At KVAL, students tell the untold stories of the cultural communities that make up the Central Valley through short films and a digital video archive of cultural events. Through their work, students are preserving the heritages of people from Laos, Cambodia, India, Japan, Mexico, Pakistan and Israel.

KVAL facilitates interdisciplinary collaboration as students from diverse academic backgrounds such as anthropology, film and art work together towards the common goal of honoring the stories of the Central Valley.

Students have a safe space to reflect on their own histories and document the important stories of the community at KVAL. The process of creating films and footage has proven to be transformational for both students and interview subjects. The finished products are tools to create awareness, tolerance, education and enlightenment within a given culture as well as with those who interact with it from the outside. Students use the contemporary language of digital media to tell the age-old stories of the Central Valley, engaging with the community and participating in experiential learning.

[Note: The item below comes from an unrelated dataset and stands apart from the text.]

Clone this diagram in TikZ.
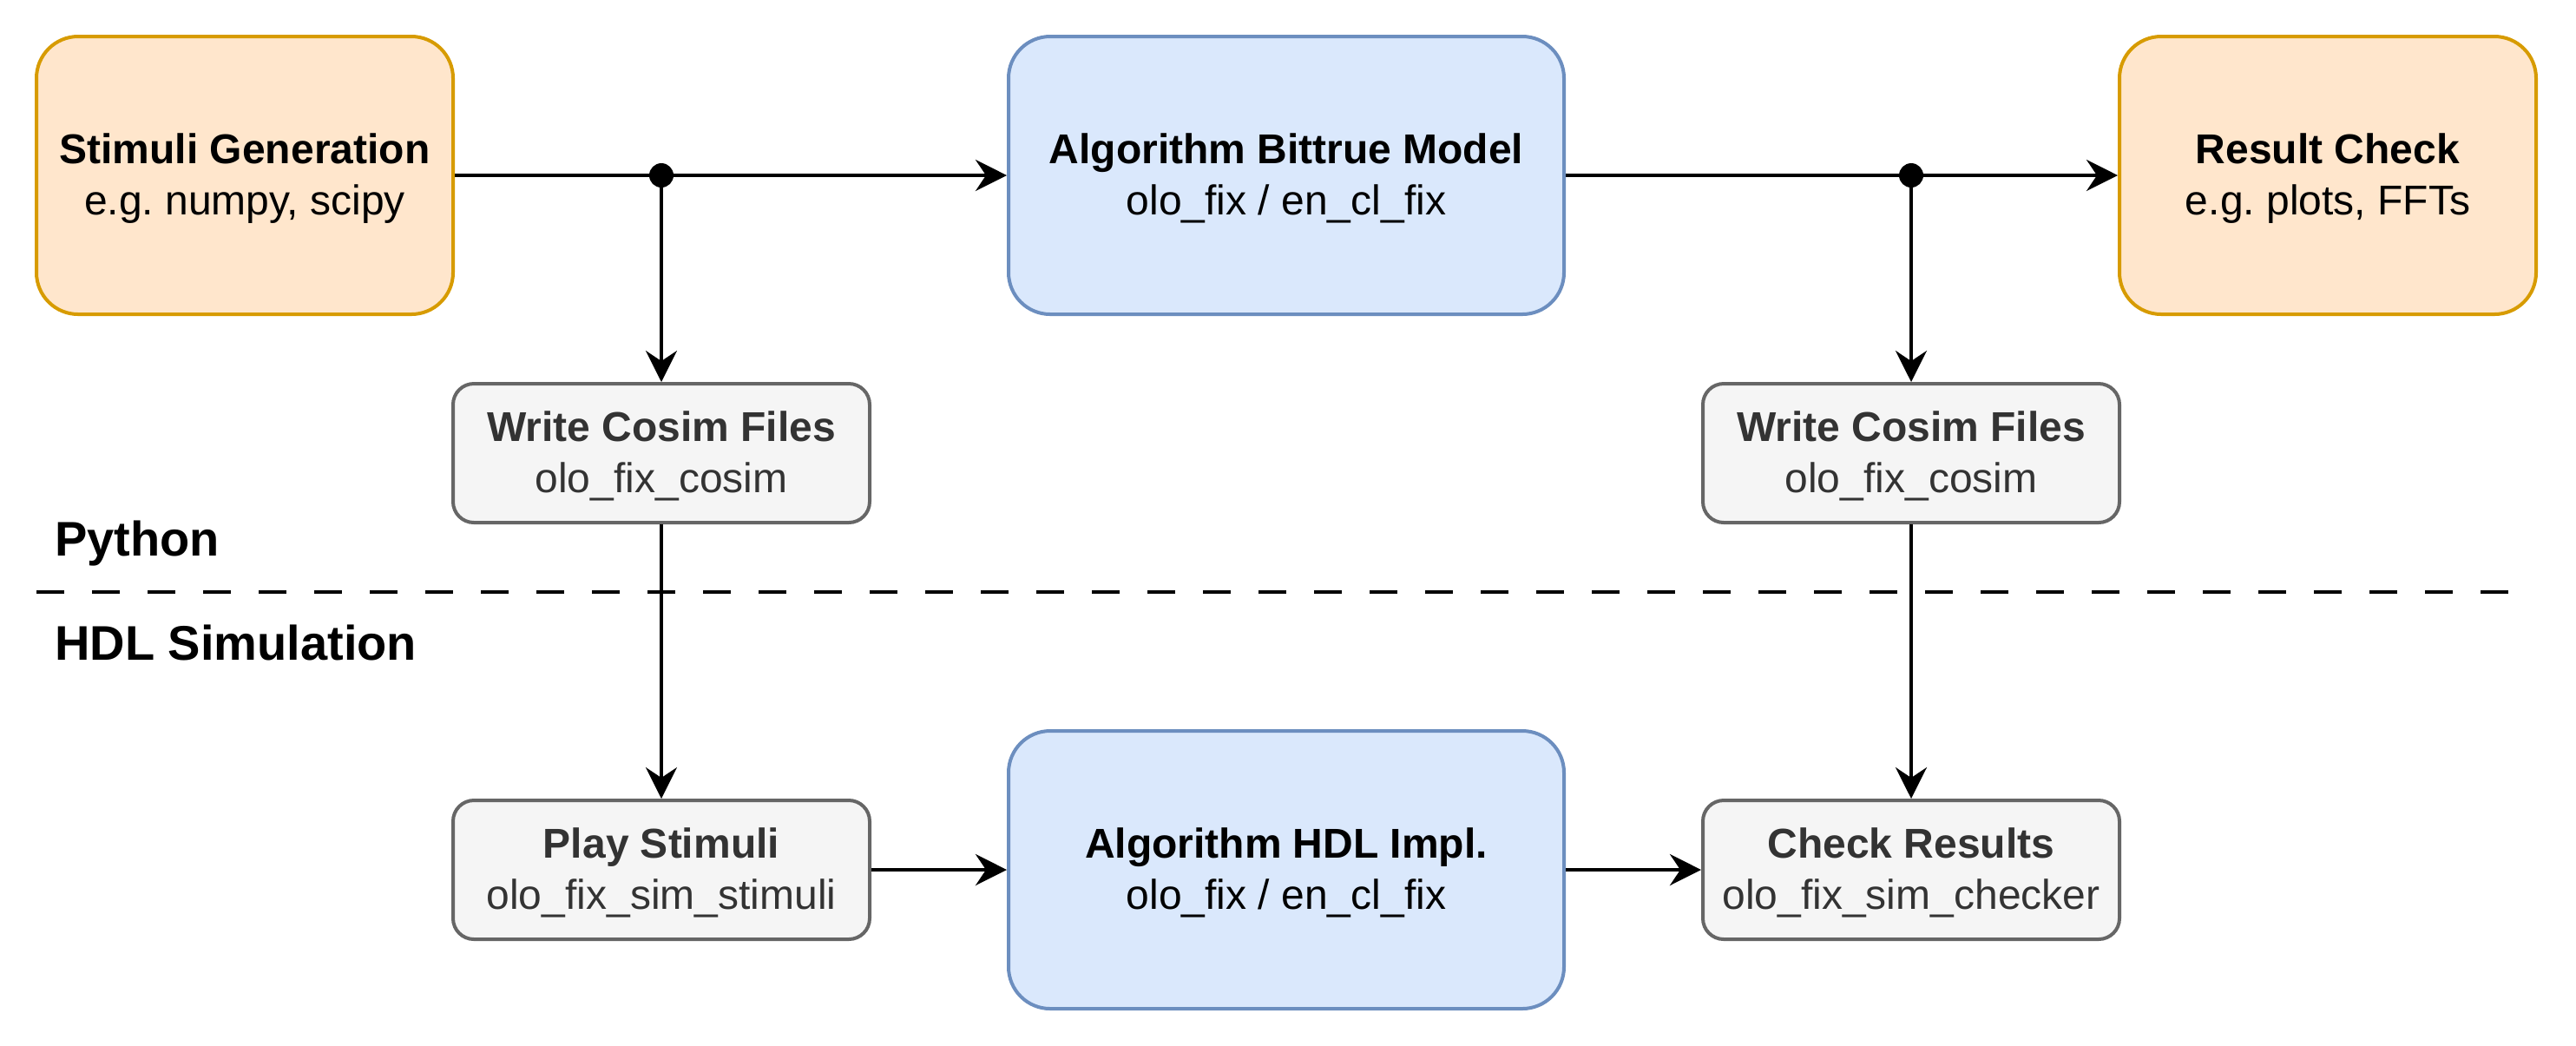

Meanwhile, in the Geography program, undergraduate and graduate students are utilizing Geographic Information Systems (GIS) and other geospatial tools such as web mapping to explore the Central Valley. Research projects and internships emphasize community engagement. One student is using an unmanned aerial vehicle to examine water use and the health of plants in the community, downloading information and visualizing data on a map. Another student is working on creating a spatial database of all the information needed to run the campus garden, including planting and watering times, number of seeds to plant, pest management, harvest dates, and expected and actual yield. By incorporating tools like GIS, students can study and visualize the surrounding community.